Vers le crépuscule, il me raccompagna vers la porte. On s’est dit au revoir et il me souhaita bon voyage, car le lendemain, je devais me rendre à Sikasso. Ainsi, j’étais loin d’imaginer que cela allait être ma dernière rencontre avec cet esprit brillant qui appréciait notre travail à sa juste valeur.
Mamadou Sogoba est l’un des premiers ingénieurs de télévision au Mali formé en ex-Urss. Poète, philosophe, écrivain, il n’en demeurait pas moins une bibliothèque vivante. Il était l’un des poètes les plus prolifiques et avait une maturité créatrice. Il est l’auteur du texte qui fait vibrer, autant que l’hymne national du Mali, la fibre patriotique de tout citoyen malien bon teint Qui ne prend pas plaisir à écouter sur la télévision nationale le poème : «Mon destin, c’est ma patrie » avec la voix du non moins regretté Thierno Ahmed Thiam ?
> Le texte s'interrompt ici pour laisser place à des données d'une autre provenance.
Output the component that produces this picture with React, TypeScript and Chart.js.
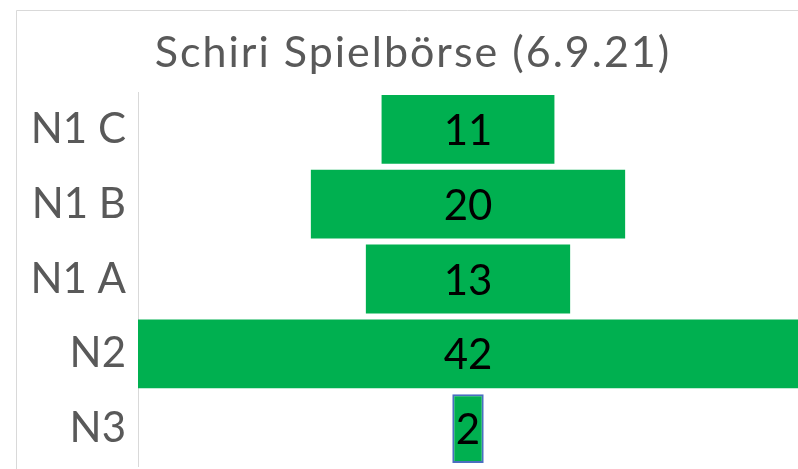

Mamadou Sogoba était un homme fort sympathique dont le sourire constant qui brisait les glaces était une gentille invite à l’amitié. Ce cadre modèle était un patriote dans l’âme qui adorait le Mali. Ils sont –hélas- nombreux, à l’écart des sons et lumières, les cadres de la dimension de Mamadou Sogoba à vivre et mourir dans l’indifférence sans la moindre non reconnaissance des autorités maliennes. Il ne serait pas trop de dire que l’Etat malien n’est pas reconnaissant à l’égard de ses fils méritants de la nation du fait des énormes services rendus. Des fils du Mali à l’instar de Mamadou Sogoba. Sous d’autres cieux, l’auteur du poème patriotique : «Ma patrie le Mali » serait admis au Panthéon des immortels. Mais, Mamadou Sogoba qui méritait tant de la patrie n’a même pas eu la moindre petite médaille en guise de reconnaissance. C’est ça aussi le Mali.
De mon entretien avec lui en 2016, j’ai retenu cette phrase : «la seule chose qui n’est pas illusion, c’est Dieu ». Dors en paix Moscou Madou !!!